Biden’s speech to a still-reeling Capitol complex — which described rioters as “holding a dagger to the throat of America” — comes as Democrats prepare for a day of events marking the one-year anniversary of the riot with their leaders trying to emphasize unity and sober reflection. Republicans, for their parts, have largely spent the year falling in line behind Trump and his allies’ efforts to downplay the attack.
“The former president’s supporters are trying to rewrite history,” Biden said in Statuary Hall, the room off the House chamber that a year ago was swarmed by rioters and suffocated by tear gas. “Can you think of a more twisted way to look at this country?” Biden asked.
His remarks, preceded by Vice President Kamala Harris, are the first in a series of Thursday events planned by Speaker Nancy Pelosi — nearly all focused on those who endured the attack in the Capitol, rather than those behind the violence. That includes a moment of prayer, a series of member testimonials, and a prayer vigil on the Capitol steps.

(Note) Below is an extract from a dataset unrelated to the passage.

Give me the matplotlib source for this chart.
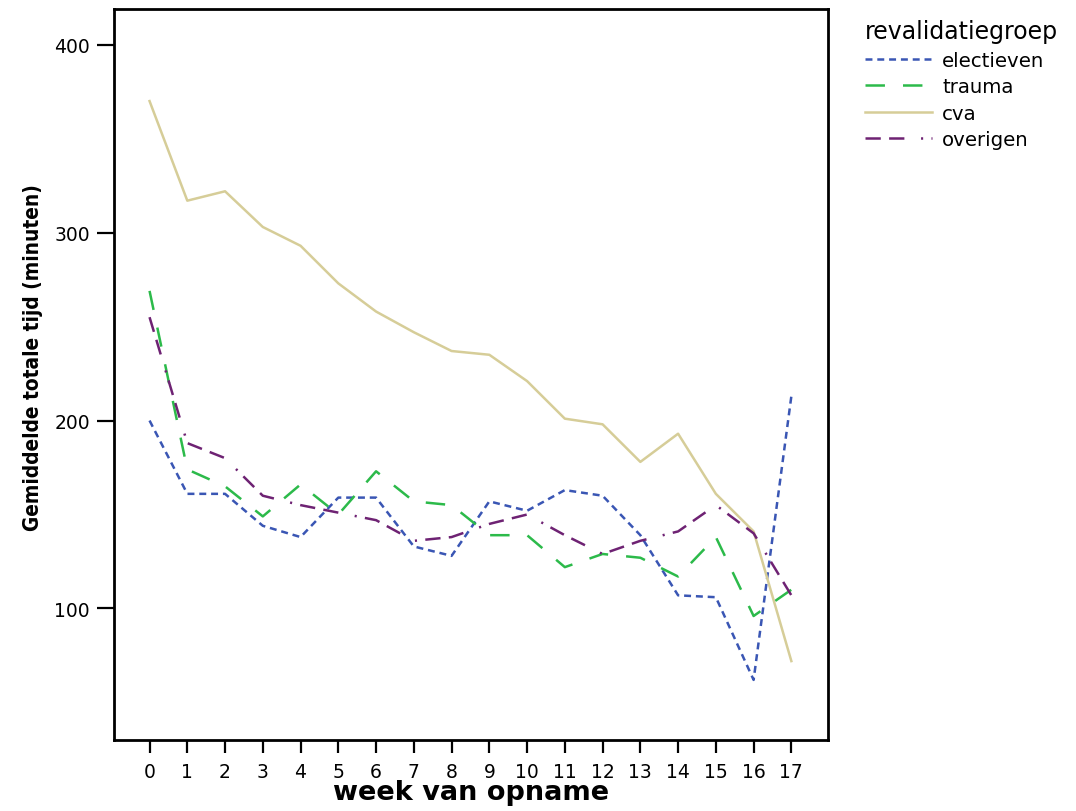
from matplotlib import font_manager
import matplotlib.pyplot as plt


WEEKS = list(range(18))
GROUPS = ['electieven', 'trauma', 'cva', 'overigen']

electieven = [200, 161, 161, 144, 138, 159, 159, 133, 128, 157,
              152, 163, 160, 139, 107, 106, 62, 213]
trauma = [269, 174, 165, 149, 166, 150, 173, 157, 155, 139,
          139, 122, 129, 127, 117, 138, 96, 110]
cva = [370, 317, 322, 303, 293, 273, 258, 247, 237, 235,
       221, 201, 198, 178, 193, 161, 141, 72]
overigen = [255, 188, 180, 160, 155, 151, 147, 136, 138, 145,
            150, 139, 129, 136, 141, 155, 140, 107]

Y_TICKS = [100, 200, 300, 400]

COLORS = ['#3a56b4', '#2cba4a', '#d6cd98', '#6e2273']
# dash patterns in points (scale_dashes is switched off)
DASHES = [(0, (5, 3.5)), (0, (14, 13)), '-', (0, (11, 6, 11, 12, 1.5, 6))]

YLABEL_LENGTH = 347  # pixels, as measured on the original


def _ylabel_font():
    # the original label is a narrow bold face; use one if there is one
    for f in font_manager.fontManager.ttflist:
        if 'Narrow' in f.name or 'Condensed' in f.name:
            return dict(family=f.name, fontsize=20)
        if f.name == 'DejaVu Sans' and f.stretch == 'condensed':
            return dict(family='DejaVu Sans', fontstretch='condensed',
                        fontsize=17)
    return dict(family='Liberation Sans', fontsize=16.3)


def create_plot():
    plt.rcParams['font.family'] = ['DejaVu Sans']
    plt.rcParams['lines.scale_dashes'] = False

    fig = plt.figure(figsize=(10.76, 8.12), dpi=100)
    ax = fig.add_axes([0.106, 0.0874, 0.6635, 0.9003])

    series = [electieven, trauma, cva, overigen]
    lines = []
    for name, values, color, dash in zip(GROUPS, series, COLORS, DASHES):
        line, = ax.plot(WEEKS, values, color=color, linestyle=dash,
                        linewidth=1.8, label=name)
        lines.append(line)

    ax.set_xlim(-0.94, 17.97)
    ax.set_ylim(30, 419)
    ax.set_xticks(WEEKS)
    ax.set_yticks(Y_TICKS)
    ax.tick_params(axis='x', length=9.5, width=1.6, pad=6, labelsize=13.5)
    ax.tick_params(axis='y', length=12.5, width=1.6, pad=5, labelsize=13.5)
    for spine in ax.spines.values():
        spine.set_linewidth(2)

    ax.set_xlabel('week van opname', fontsize=19.5, fontweight='bold',
                  labelpad=-1)
    ylabel = ax.set_ylabel('Gemiddelde totale tijd (minuten)',
                           fontweight='bold', **_ylabel_font())
    ax.yaxis.set_label_coords(-0.0995, 0.525)

    # scale the label so it spans the same length as in the original
    renderer = fig.canvas.get_renderer()
    height = ylabel.get_window_extent(renderer).height
    ylabel.set_fontsize(ylabel.get_fontsize() * YLABEL_LENGTH / height)

    legend = fig.legend(handles=lines, loc='upper left',
                        bbox_to_anchor=(0.7876, 0.997), frameon=False,
                        title='revalidatiegroep', title_fontsize=17,
                        fontsize=14.2, handlelength=3.4,
                        handletextpad=0.5, labelspacing=0.38)
    legend._legend_box.align = 'left'

    plt.savefig('out.png', dpi=100)


if __name__ == '__main__':
    create_plot()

But few, if any, Republicans are expected to attend those gatherings on Thursday as the bulk of their party remains deeply loyal to Trump. GOP leaders have urged their colleagues to spend the day focused on the security flaws at the Capitol rather than engage in any direct validation of the traumatic effects of the riot.
Although Trump himself called off a planned Thursday press conference amid GOP concerns that it could backfire, his biggest supporters in the House still intend to promote a distorted narrative of what occurred that day. Two of them, Reps. Marjorie Taylor Greene of Georgia and Matt Gaetz of Florida, are gearing up for a press conference where they’re expected to repeat conspiracy theories related to the riot.
A smaller number of House Republicans, particularly some of the 10 who joined Democrats to impeach Trump for inciting the riot last year, continued to condemn the former president.
“Any reasonable person could have seen the potential for violence that day. Yet, our President did nothing to protect our country and stop the violence. The actions of the President on January 6th were nothing short of reprehensible,” Rep. Tom Rice (R-S.C.), one of the 10 who voted to impeach Trump, said in a statement.
Senate Minority Leader Mitch McConnell, who said the mob was “provoked by” Trump in the immediate aftermath of the riot, released a Thursday statement that did not mention Trump by name. McConnell called the Capitol assault a “disgraceful scene” and “antithetical to the rule of law,” though he also blasted Democrats’ attempt to use the anniversary to advance election reforms as an exploitation of the anniversary.
Harris alluded to that messaging in her remarks Thursday, calling on the Senate to advance voting rights legislation. Senate Republicans have signaled openness to a narrower change to the Electoral Count Act — passed more than a century ago to govern the certification of presidential election results — but without the broader changes to election administration that are insisted upon by top Democrats.
In the House, Democrats have led a year-long investigation into the Jan. 6 attack alongside anti-Trump GOP Reps. Liz Cheney of Wyoming and Adam Kinzinger of Illinois. The panel has interviewed more than 300 witnesses and pored over thousands of pages of documents as it prepares to move toward more public hearings this year before presenting their findings in a report.
Investigators have continued their work this week even with the House out of session. Former Trump press secretary Stephanie Grisham met with the panel on Wednesday evening, and on Tuesday evening the committee requested information from Fox News host Sean Hannity.
But the lasting impact of the Jan. 6 select panel’s work remains unclear. Democrats are racing to finish their investigation by year’s end, as their grip on their majority looks increasingly in doubt ahead of the November midterms. Several members of the panel are also retiring from Congress.
Republicans — who have blasted the Democratic-led committee’s work as a partisan cudgel — would be highly unlikely to finish up where the panel left off. Minority Leader Kevin McCarthy, who earlier last year said Trump “bears responsibility” for the attack, has lately trained his frustration on Democrats and accused them of politicizing the pro-Trump attack.